Das gemeinsame Essen diente dazu, Bündnisse zu besiegeln, Siege zu feiern oder Toten zu ehren.
Ein beliebtes Ritual war das Trinkspruch-Gelage (sumbl), bei dem jeder Gast auf die Götter, seine Ahnen oder Kameraden anstieß – eine Form von ritueller Kommunikation.
4 | Geschirr & Trinkgefäße – Vom Horn zur Tafel
Das typische Bild des Wikinger-Trinkhorns ist keineswegs ein Mythos.
Archäologische Funde zeigen, dass Trinkhörner fester Bestandteil des Alltags waren – besonders bei festlichen Anlässen.
Die Hörner wurden meist aus Rinderhorn gefertigt, poliert, verziert und teilweise mit Metallringen oder Gravuren versehen.
Neben Hörnern nutzten die Wikinger auch Holzbecher, Keramikschalen und Bronzegefäße.
Edel verzierte Hörner dienten als Statussymbole – je aufwendiger gearbeitet, desto höher der gesellschaftliche Rang des Besitzers.
Diese Tradition lebt heute fort – besonders bei historischen Festen oder Hochzeiten, wo echte Trinkhörner wieder zum Einsatz kommen.
5 | Die Bedeutung des Teilens
In der Wikingerzeit war das Teilen von Speisen und Getränken ein heiliger Akt.
Ein Horn wurde im Kreis gereicht, um Vertrauen und Gemeinschaft zu symbolisieren.
Das Brechen von Brot und das gemeinsame Trinken aus einem Horn galten als Zeichen der Loyalität – wer sich an der Tafel versammelte, war Teil des „Sippenbandes“.
Diese Form der Gemeinschaft ist auch heute noch spürbar – etwa bei nordischen Hochzeiten, Ragnarök-Festen oder modernen Asatru-Zeremonien, wo alte Bräuche bewusst neu interpretiert werden.
6 | Moderne Interpretation – Nordische Festkultur heute
Heute erlebt die nordische Ess- und Trinkkultur eine Renaissance.

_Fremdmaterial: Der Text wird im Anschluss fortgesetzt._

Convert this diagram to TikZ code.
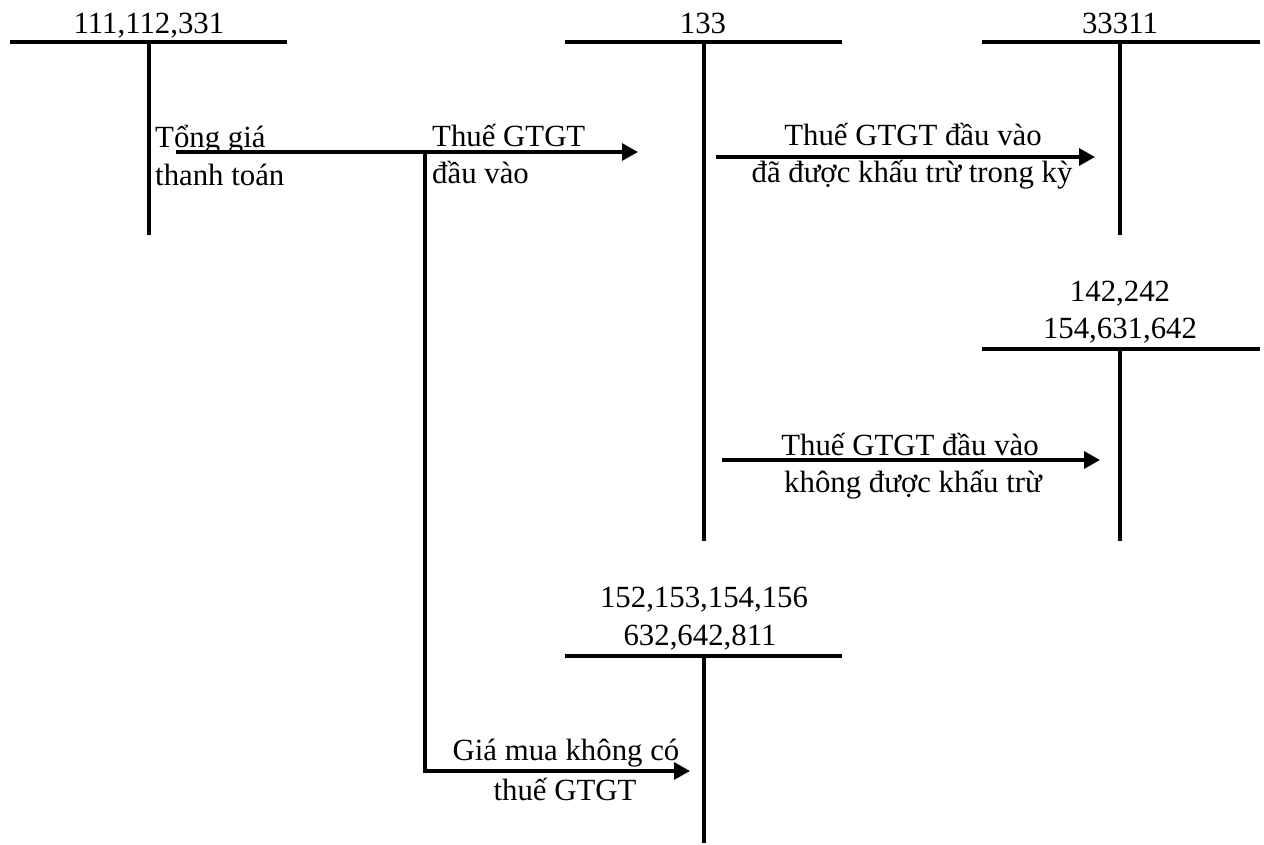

Ob in Mittelalterlagern, Themenhochzeiten oder nordischen Festivals – die Sehnsucht nach Authentizität, Naturverbundenheit und Gemeinschaft ist stärker denn je.
Das Trinken aus Hörnern, das Servieren rustikaler Speisen und das Feiern im Kreis Gleichgesinnter sind zu Symbolen einer Rückbesinnung auf ursprüngliche Werte geworden.
Dabei geht es weniger um Nachstellung historischer Szenen, sondern um das Erleben einer Haltung:
Ehrlichkeit, Gemeinschaft und das Bewusstsein für das, was man teilt.
Fazit
Die Ess- und Trinkkultur der Wikinger ist ein faszinierender Spiegel ihrer Welt – roh, ehrlich, verbindend.
Ob Met aus Hörnern, Brot vom Feuer oder gemeinsames Gelage – jedes Element trug Bedeutung.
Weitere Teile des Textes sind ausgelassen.